Requirement. Could the lines from the start of the data through the line with "plt.rcParams['font.family'] = ['Liberation" be set down exactly, with no pictures among them?

Stored data.

☆ ☆ ☆

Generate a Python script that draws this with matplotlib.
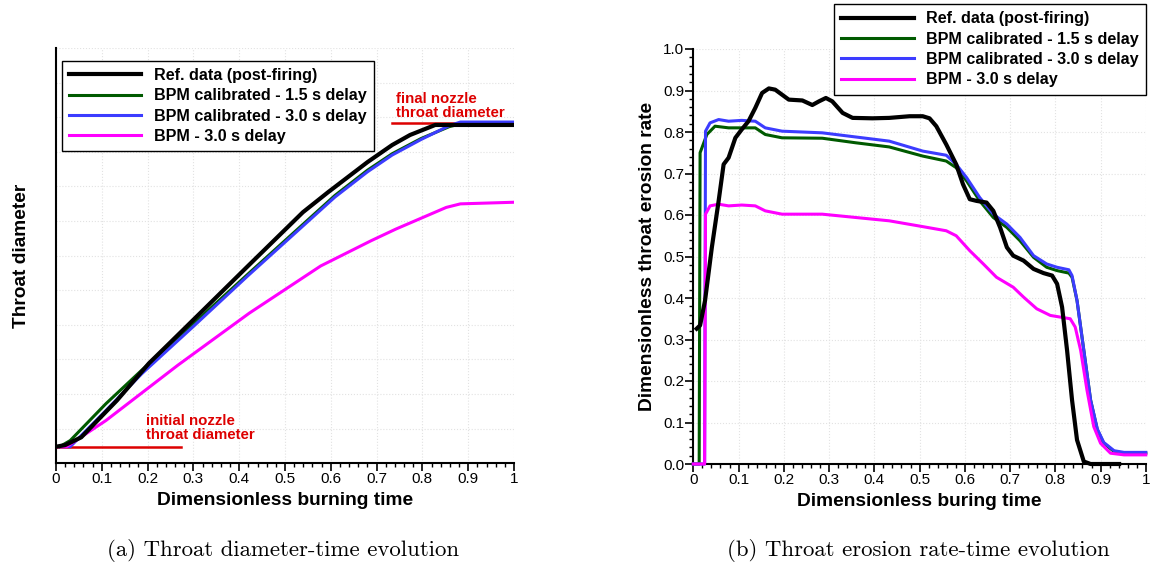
import numpy as np
import matplotlib
matplotlib.use("Agg")
import matplotlib.pyplot as plt
from matplotlib.ticker import MultipleLocator

plt.rcParams['font.family'] = ['Liberation Sans', 'DejaVu Sans']

# ---- (a) throat diameter, normalised: 0 = initial, 1 = final nozzle throat diameter
ref_a_t = [0.0, 0.02, 0.055, 0.133, 0.203, 0.25, 0.3125, 0.42, 0.539, 0.594, 0.68, 0.734, 0.773, 0.828, 1.0]
ref_a_d = [0.0, 0.005, 0.029, 0.143, 0.258, 0.323, 0.41, 0.56, 0.725, 0.787, 0.88, 0.933, 0.964, 0.995, 0.995]

bpm15_a_t = [0.008, 0.031, 0.109, 0.1875, 0.3, 0.42, 0.609, 0.68, 0.734, 0.797, 0.859, 0.883, 1.0]
bpm15_a_d = [0.0, 0.019, 0.133, 0.237, 0.38, 0.535, 0.777, 0.855, 0.906, 0.953, 0.99, 0.998, 0.998]

bpm30_a_t = [0.008, 0.031, 0.109, 0.1875, 0.3, 0.42, 0.609, 0.68, 0.734, 0.797, 0.859, 0.883, 1.0]
bpm30_a_d = [0.0, 0.0, 0.112, 0.226, 0.372, 0.53, 0.772, 0.85, 0.902, 0.95, 0.993, 1.004, 1.004]

bpm_a_t = [0.0, 0.023, 0.109, 0.266, 0.422, 0.578, 0.688, 0.742, 0.852, 0.883, 1.0]
bpm_a_d = [0.0, 0.0, 0.081, 0.252, 0.413, 0.559, 0.637, 0.673, 0.74, 0.751, 0.756]

# ---- (b) dimensionless throat erosion rate
ref_b_t = [0.0074, 0.015, 0.026, 0.041, 0.056, 0.067, 0.078, 0.093, 0.107, 0.122, 0.137, 0.152,
           0.167, 0.181, 0.196, 0.211, 0.241, 0.263, 0.278, 0.293, 0.307, 0.330, 0.352, 0.396,
           0.433, 0.478, 0.507, 0.522, 0.537, 0.559, 0.581, 0.596, 0.611, 0.626, 0.648, 0.663,
           0.678, 0.693, 0.707, 0.730, 0.752, 0.774, 0.793, 0.804, 0.815, 0.826, 0.837, 0.848,
           0.863, 0.878, 0.941]
ref_b_r = [0.326, 0.334, 0.394, 0.522, 0.634, 0.722, 0.738, 0.786, 0.806, 0.826, 0.858, 0.894,
           0.905, 0.902, 0.890, 0.878, 0.876, 0.865, 0.874, 0.882, 0.874, 0.846, 0.834, 0.833,
           0.834, 0.838, 0.838, 0.833, 0.814, 0.770, 0.722, 0.674, 0.638, 0.634, 0.630, 0.610,
           0.570, 0.522, 0.502, 0.490, 0.470, 0.460, 0.454, 0.434, 0.378, 0.274, 0.154, 0.058,
           0.006, 0.0, 0.0]

bpm15_b_t = [0.0, 0.013, 0.015, 0.030, 0.048, 0.078, 0.107, 0.137, 0.159, 0.196, 0.285, 0.359,
             0.433, 0.507, 0.559, 0.581, 0.604, 0.633, 0.663, 0.693, 0.722, 0.752, 0.781, 0.804,
             0.830, 0.837, 0.848, 0.863, 0.878, 0.893, 0.907, 0.930, 0.952, 1.0]
bpm15_b_r = [0.0, 0.0, 0.750, 0.794, 0.814, 0.810, 0.810, 0.810, 0.794, 0.786, 0.785, 0.774,
             0.764, 0.742, 0.730, 0.714, 0.682, 0.634, 0.594, 0.570, 0.538, 0.498, 0.474, 0.466,
             0.460, 0.450, 0.394, 0.274, 0.154, 0.082, 0.050, 0.030, 0.026, 0.026]

bpm30_b_t = [0.0, 0.025, 0.027, 0.037, 0.056, 0.078, 0.107, 0.137, 0.159, 0.196, 0.285, 0.359,
             0.433, 0.507, 0.559, 0.581, 0.604, 0.633, 0.663, 0.693, 0.722, 0.752, 0.781, 0.804,
             0.830, 0.837, 0.848, 0.863, 0.878, 0.893, 0.907, 0.930, 0.952, 1.0]
bpm30_b_r = [0.0, 0.0, 0.802, 0.822, 0.830, 0.826, 0.828, 0.826, 0.810, 0.802, 0.798, 0.788,
             0.778, 0.754, 0.744, 0.722, 0.690, 0.642, 0.602, 0.578, 0.546, 0.502, 0.482, 0.474,
             0.468, 0.454, 0.394, 0.274, 0.154, 0.084, 0.052, 0.032, 0.028, 0.028]

bpm_b_t = [0.0, 0.025, 0.027, 0.037, 0.056, 0.078, 0.107, 0.137, 0.159, 0.196, 0.285, 0.359,
           0.433, 0.507, 0.559, 0.581, 0.611, 0.641, 0.670, 0.707, 0.730, 0.759, 0.789, 0.833,
           0.844, 0.856, 0.870, 0.885, 0.900, 0.922, 0.952, 1.0]
bpm_b_r = [0.0, 0.0, 0.602, 0.622, 0.626, 0.622, 0.624, 0.622, 0.610, 0.602, 0.602, 0.594,
           0.586, 0.572, 0.562, 0.550, 0.514, 0.482, 0.450, 0.426, 0.402, 0.374, 0.358, 0.350,
           0.330, 0.274, 0.178, 0.090, 0.050, 0.026, 0.022, 0.022]

labels = ['Ref. data (post-firing)', 'BPM calibrated - 1.5 s delay',
          'BPM calibrated - 3.0 s delay', 'BPM - 3.0 s delay']
colors = ['black', '#005a00', '#3c3cff', '#ff00ff']
widths = [3.0, 2.2, 2.2, 2.2]
tick_labels = ['0', '0.1', '0.2', '0.3', '0.4', '0.5', '0.6', '0.7', '0.8', '0.9', '1']
red = '#dd0000'

fig = plt.figure(figsize=(11.52, 5.65), dpi=100)
ax1 = fig.add_axes([56 / 1152, 1 - 463.3 / 565, 458 / 1152, 415.3 / 565])
ax2 = fig.add_axes([693.3 / 1152, 1 - 464 / 565, 452.5 / 1152, 415 / 565])


def style_axes(ax):
    for side in ['top', 'right']:
        ax.spines[side].set_visible(False)
    for side in ['left', 'bottom']:
        ax.spines[side].set_linewidth(1.5)
    ax.set_xlim(0, 1)
    ax.set_xticks(np.arange(11) / 10)
    ax.set_xticklabels(tick_labels)
    ax.xaxis.set_minor_locator(MultipleLocator(0.02))
    ax.tick_params(which='major', direction='out', length=5.5, width=1.2, labelsize=11, pad=1)
    ax.tick_params(which='minor', direction='out', length=3.2, width=1.0)
    ax.grid(True, which='major', color='#e2e2e2', linestyle=':', linewidth=0.8)
    ax.set_axisbelow(True)


def make_legend(ax, handles, **kw):
    leg = ax.legend(handles=handles, borderaxespad=0, fancybox=False, framealpha=1,
                    edgecolor='black', prop={'weight': 'bold', 'size': 11.6},
                    handlelength=4.5, handletextpad=0.75, labelspacing=0.33,
                    borderpad=0.45, **kw)
    leg.get_frame().set_linewidth(1.0)
    return leg


# (a)
style_axes(ax1)
ax1.set_ylim(-0.0513, 1.233)
ax1.set_yticks(np.linspace(-0.0513, 1.233, 13))
ax1.tick_params(axis='y', which='both', length=0, labelleft=False)
ax1.plot([0, 0.273], [0, 0], color=red, lw=1.8, zorder=2)
ax1.plot([0.733, 1.0], [1.0, 1.0], color=red, lw=1.8, zorder=2)
ax1.text(0.1965, 0.0136, 'initial nozzle\nthroat diameter', color=red, fontsize=10.8,
         fontweight='bold', va='bottom', ha='left', linespacing=1.0)
ax1.text(0.742, 1.009, 'final nozzle\nthroat diameter', color=red, fontsize=10.8,
         fontweight='bold', va='bottom', ha='left', linespacing=1.0)
series_a = [(ref_a_t, ref_a_d), (bpm15_a_t, bpm15_a_d), (bpm30_a_t, bpm30_a_d), (bpm_a_t, bpm_a_d)]
handles = []
for (t, d), lab, c, w in zip(series_a, labels, colors, widths):
    ln, = ax1.plot(t, d, color=c, lw=w, label=lab, zorder=4 if c == 'black' else 3)
    handles.append(ln)
make_legend(ax1, handles, loc='upper left', bbox_to_anchor=(0.0124, 0.969))
ax1.set_xlabel('Dimensionless burning time', fontsize=13.8, fontweight='bold')
ax1.set_ylabel('Throat diameter', fontsize=13.8, fontweight='bold')
ax1.xaxis.set_label_coords(0.5, -0.07)
ax1.yaxis.set_label_coords(-0.056, 0.5)

# (b)
style_axes(ax2)
ax2.set_ylim(0, 1.0)
ax2.set_yticks(np.arange(11) / 10)
ax2.set_yticklabels(['%.1f' % v for v in np.arange(11) / 10])
ax2.yaxis.set_minor_locator(MultipleLocator(0.02))
series_b = [(ref_b_t, ref_b_r), (bpm15_b_t, bpm15_b_r), (bpm30_b_t, bpm30_b_r), (bpm_b_t, bpm_b_r)]
handles = []
for (t, r), lab, c, w in zip(series_b, labels, colors, widths):
    ln, = ax2.plot(t, r, color=c, lw=w, label=lab, zorder=4 if c == 'black' else 3, clip_on=False)
    handles.append(ln)
make_legend(ax2, handles, loc='upper right', bbox_to_anchor=(1.0, 1.108))
ax2.set_xlabel('Dimensionless buring time', fontsize=13.8, fontweight='bold')
ax2.set_ylabel('Dimensionless throat erosion rate', fontsize=13.8, fontweight='bold')
ax2.xaxis.set_label_coords(0.5, -0.07)
ax2.yaxis.set_label_coords(-0.082, 0.5)

fig.text(283.5 / 1152, 1 - 550 / 565, '(a) Throat diameter-time evolution', family='cmr10',
         fontsize=16.4, ha='center', va='center')
fig.text(918 / 1152, 1 - 550 / 565, '(b) Throat erosion rate-time evolution', family='cmr10',
         fontsize=16.4, ha='center', va='center')

fig.savefig('out.png', dpi=100)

☆ ☆ ☆

Task response.
Generate a Python script that draws this with matplotlib.
import numpy as np
import matplotlib
matplotlib.use("Agg")
import matplotlib.pyplot as plt
from matplotlib.ticker import MultipleLocator

plt.rcParams['font.family'] = ['Liberation Sans', 'DejaVu Sans']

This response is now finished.